Rebrand vs Refresh: 10 Minutes On Brand by Bluemind
Understanding the subtle but critical differences between a full rebrand and a strategic brand refresh for your business in 2026.
In the high-velocity digital landscape of 2026, your brand is the anchor of your business. As market dynamics shift and consumer expectations evolve, staying relevant is no longer optional—it's a survival mechanism. But often, businesses struggle with the degree of change required: Do you need a Rebrand or a Brand Refresh?
At Bluemind, we see dozens of companies making the mistake of jumping into a full rebrand when a strategic refresh would have sufficed, or worse, applying a "coat of paint" to a business model that is fundamentally broken. Let's break down the strategic nuances.
The Brand Refresh: Evolution, Not Revolution
A brand refresh is a tactical evolution. It is designed to modernize the visual language without abandoning the core equity you've built over years.
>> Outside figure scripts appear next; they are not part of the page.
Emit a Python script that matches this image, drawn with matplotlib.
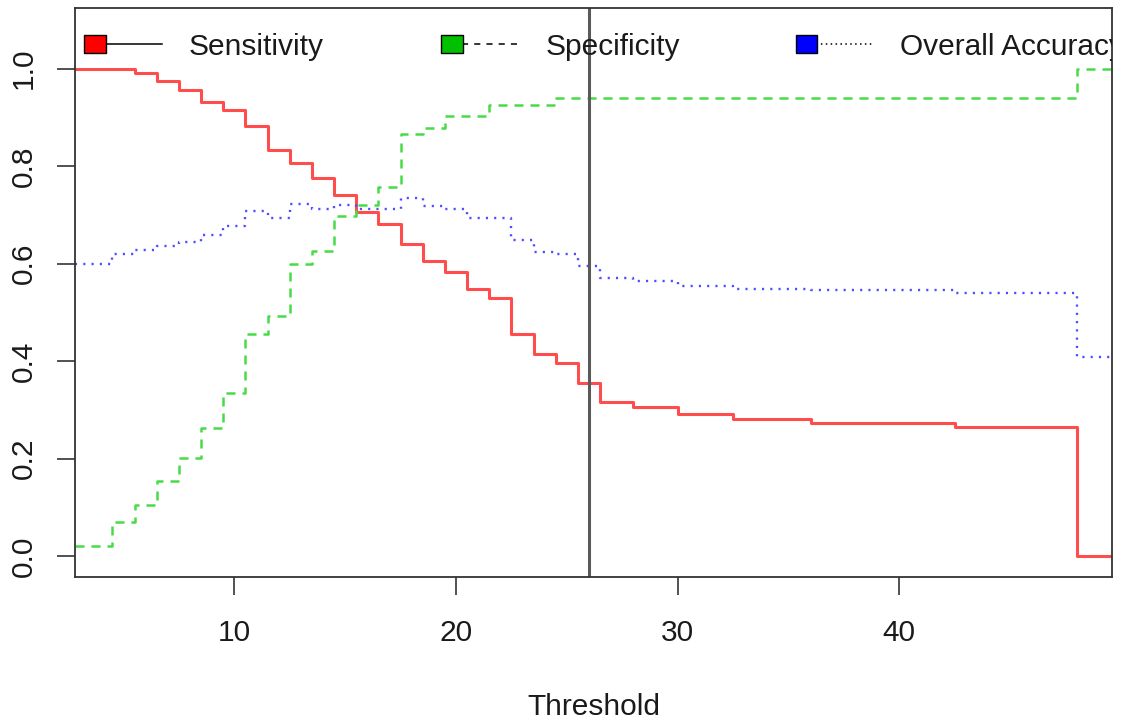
import matplotlib
matplotlib.use("Agg")
import matplotlib.pyplot as plt
from matplotlib.patches import Rectangle

plt.rcParams['font.family'] = ['Liberation Sans', 'DejaVu Sans']

# cut points where the curves change (left edge of each step)
thresholds = [2.8, 4.5, 5.5, 6.5, 7.5, 8.5, 9.5, 10.5, 11.5, 12.5, 13.5, 14.5,
              15.5, 16.5, 17.5, 18.5, 19.5, 20.5, 21.5, 22.5, 23.5, 24.5,
              25.5, 26.5, 28, 30, 32.5, 36, 42.5, 48]
sensitivity = [1.0, 1.0, 0.991, 0.974, 0.957, 0.931, 0.916, 0.882, 0.833,
               0.806, 0.776, 0.741, 0.706, 0.681, 0.641, 0.606, 0.582, 0.548,
               0.530, 0.456, 0.415, 0.397, 0.356, 0.316, 0.306, 0.291, 0.281,
               0.274, 0.265, 0.0]
specificity = [0.022, 0.070, 0.106, 0.155, 0.202, 0.263, 0.334, 0.456, 0.493,
               0.600, 0.626, 0.698, 0.720, 0.758, 0.866, 0.878, 0.902, 0.902,
               0.926, 0.926, 0.926, 0.939, 0.939, 0.939, 0.939, 0.939, 0.939,
               0.939, 0.939, 1.0]
accuracy = [0.599, 0.619, 0.628, 0.637, 0.645, 0.659, 0.678, 0.708, 0.693,
            0.722, 0.712, 0.721, 0.713, 0.713, 0.734, 0.719, 0.712, 0.693,
            0.693, 0.649, 0.623, 0.620, 0.595, 0.570, 0.565, 0.554, 0.549,
            0.545, 0.540, 0.408]
cutoff = 26
xticks = [10, 20, 30, 40]
yticks = [0.0, 0.2, 0.4, 0.6, 0.8, 1.0]

xmin, xmax = 2.81, 49.6
ymin, ymax = -0.0432, 1.1232

fig = plt.figure(figsize=(11.22, 7.25), dpi=100)
ax = fig.add_axes([0.0668, 0.2037, 0.9243, 0.7846])

x_ext = thresholds + [xmax]
ax.step(x_ext, sensitivity + sensitivity[-1:], where='post',
        color='#ff4d4d', lw=2.2)
ax.step(x_ext, specificity + specificity[-1:], where='post',
        color='#47dc47', lw=1.8, dashes=(3.6, 2.8))
ax.step(x_ext, accuracy + accuracy[-1:], where='post',
        color='#4d4dff', lw=1.7, dashes=(0.9, 2.6))
ax.axvline(cutoff, color='#5a5a5a', lw=2.2)

ax.set_xlim(xmin, xmax)
ax.set_ylim(ymin, ymax)
ax.set_xticks(xticks)
ax.set_yticks(yticks)
ax.set_yticklabels([f"{v:.1f}" for v in yticks], rotation=90, va='center')
ax.tick_params(axis='both', length=13, width=1.2, color='#333333',
               labelsize=21.5, labelcolor='#1a1a1a')
ax.tick_params(axis='x', pad=17)
ax.tick_params(axis='y', pad=14)
for s in ax.spines.values():
    s.set_linewidth(1.3)
    s.set_color('#333333')
ax.set_xlabel("Threshold", fontsize=21.5, color='#1a1a1a', labelpad=33)

# legend row along the top, drawn by hand like R's legend(horiz=TRUE)
legend_items = [("Sensitivity", '#ff0000', (None, None), 0.0087),
                ("Specificity", '#00c000', (4.0, 4.0), 0.353),
                ("Overall Accuracy", '#0000ff', (1.0, 2.2), 0.695)]
ly = 0.938
for label, fill, dash, x0 in legend_items:
    seg, = ax.plot([x0 + 0.02, x0 + 0.075], [ly, ly], transform=ax.transAxes,
                   color='black', lw=1.1, clip_on=True)
    if dash[0] is not None:
        seg.set_dashes(dash)
    ax.add_patch(Rectangle((x0, ly - 0.016), 0.021, 0.032,
                           transform=ax.transAxes, facecolor=fill,
                           edgecolor='black', lw=1.0, zorder=5))
    ax.text(x0 + 0.101, ly - 0.006, label, transform=ax.transAxes,
            fontsize=21.5, va='center', ha='left', color='#1a1a1a',
            clip_on=True)

fig.savefig("out.png", dpi=100)
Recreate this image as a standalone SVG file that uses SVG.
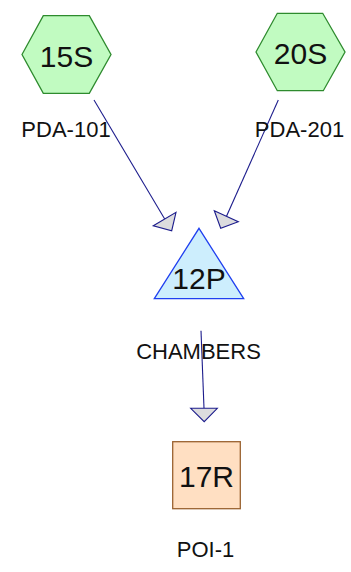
<svg xmlns="http://www.w3.org/2000/svg" width="351" height="572" viewBox="0 0 351 572">
<style>
.hex{fill:#c1fbc1;stroke:#2e8b2e;stroke-width:1.3}
.tri{fill:#cdeefd;stroke:#1f3ff0;stroke-width:1.3}
.rect{fill:#ffdfc2;stroke:#9a6230;stroke-width:1.3}
.nt{font-family:"Liberation Sans",Arial,sans-serif;font-size:30px;fill:#111;text-anchor:middle}
.lb{font-family:"Liberation Sans",Arial,sans-serif;font-size:22px;fill:#111;text-anchor:middle}
.edge{stroke:#1c1c8c;stroke-width:1.1;fill:none}
.ah{fill:#dcdcde;stroke:#1c1c8c;stroke-width:1.1}
</style>
<g id="connectors">
<line class="edge" x1="94" y1="100" x2="164.7" y2="219"/>
<polygon class="ah" points="153.3,225.7 176,212.3 171.7,230.7"/>
<line class="edge" x1="278.3" y1="100" x2="226.5" y2="216.2"/>
<polygon class="ah" points="214.3,210.7 238.3,221.7 220.7,228.3"/>
<line class="edge" x1="201" y1="330.7" x2="204" y2="408.3"/>
<polygon class="ah" points="190.7,408.3 217.3,408.3 204.2,421.7"/>
</g>
<g id="n15S">
<polygon class="hex" points="22,54.5 43.3,15.7 89.3,15.7 111,54.5 89.3,93.3 43.3,93.3"/>
<text class="nt" x="66.5" y="66.5">15S</text>
<text class="lb" x="66" y="136.7">PDA-101</text>
</g>
<g id="n20S">
<polygon class="hex" points="256,52 277.3,13.3 322.7,13.3 345,52 323.3,90.7 277.3,90.7"/>
<text class="nt" x="300.5" y="64">20S</text>
<text class="lb" x="299.5" y="136.7">PDA-201</text>
</g>
<g id="n12P">
<polygon class="tri" points="199,228.3 243.7,298.7 154.3,298.7"/>
<text class="nt" x="199" y="289">12P</text>
<text class="lb" x="198.5" y="359">CHAMBERS</text>
</g>
<g id="n17R">
<rect class="rect" x="172.7" y="441.7" width="67.6" height="67"/>
<text class="nt" x="206.5" y="487.3">17R</text>
<text class="lb" x="205.5" y="556.7">POI-1</text>
</g>
</svg>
In 2026, a refresh often involves making a brand more "platform-ready"—optimizing for AR interfaces, high-fidelity mobile screens, and dark-mode defaults.
Think of it as a house renovation: the foundation remains the same, but the paint, furniture, and lighting are upgraded to contemporary standards. A refresh is perfect when your values and mission are still 100% accurate, but your presentation feels tired.
Key indicators for a refresh include:
- Visual Aging: Your logo and assets feel "dated" compared to newer, nimbler competitors.
- Display Limitations: Your color palette was designed for print or low-res screens and doesn't pop on modern OLED or Spatial displays.
- Expanding Touchpoints: You've moved from just a website to a mobile app and social-first content, and your old branding is stretching thin.
A successful refresh invigorates your existing audience and signals to the market that you are forward-thinking, without alienating the trust you've earned.
The Rebrand: A Fundamental Re-architecting
A rebrand is a seismic transformation. This occurs when the company’s mission, target audience, or primary product offering has changed so much that the old brand acts as a leash rather than an anchor. This is a "demolition and rebuild" process.
If your company started as a local hardware provider but has pivoted into a global AI-driven software platform, a brand refresh is a bandage on a broken limb. You need to dismantle the old perception and architect a new one from the ground up. This involves deep strategy, executive stakeholder alignment, and a complete overhaul of your visual and verbal identity—often including the company name.
When to commit to a Rebrand:
- Market Pivot: You are entering an entirely different industry or targeting a new demographic.
- Merge and Acquisition: Two cultures are becoming one, requiring a neutral or combined identity.
- Reputational Rescue: The old brand carries negative associations that can no longer be ignored or "fixed" with messaging.
The Bluemind Perspective on Strategy
Choosing between the two depends on your 5-year vision. At Bluemind, our strategy team recommends a visual refresh every 2-3 years to stay sharp, and a deep-dive brand review every 7-10 years. If your core values still resonate but your look is tired, refresh. If the person in the mirror has fundamentally changed, it's time to rebrand.
Remember: A brand isn't just a logo; it's the gut feeling someone has about your business. Whether you refresh or rebrand, the goal is clarity. A confused brand is a forgotten brand.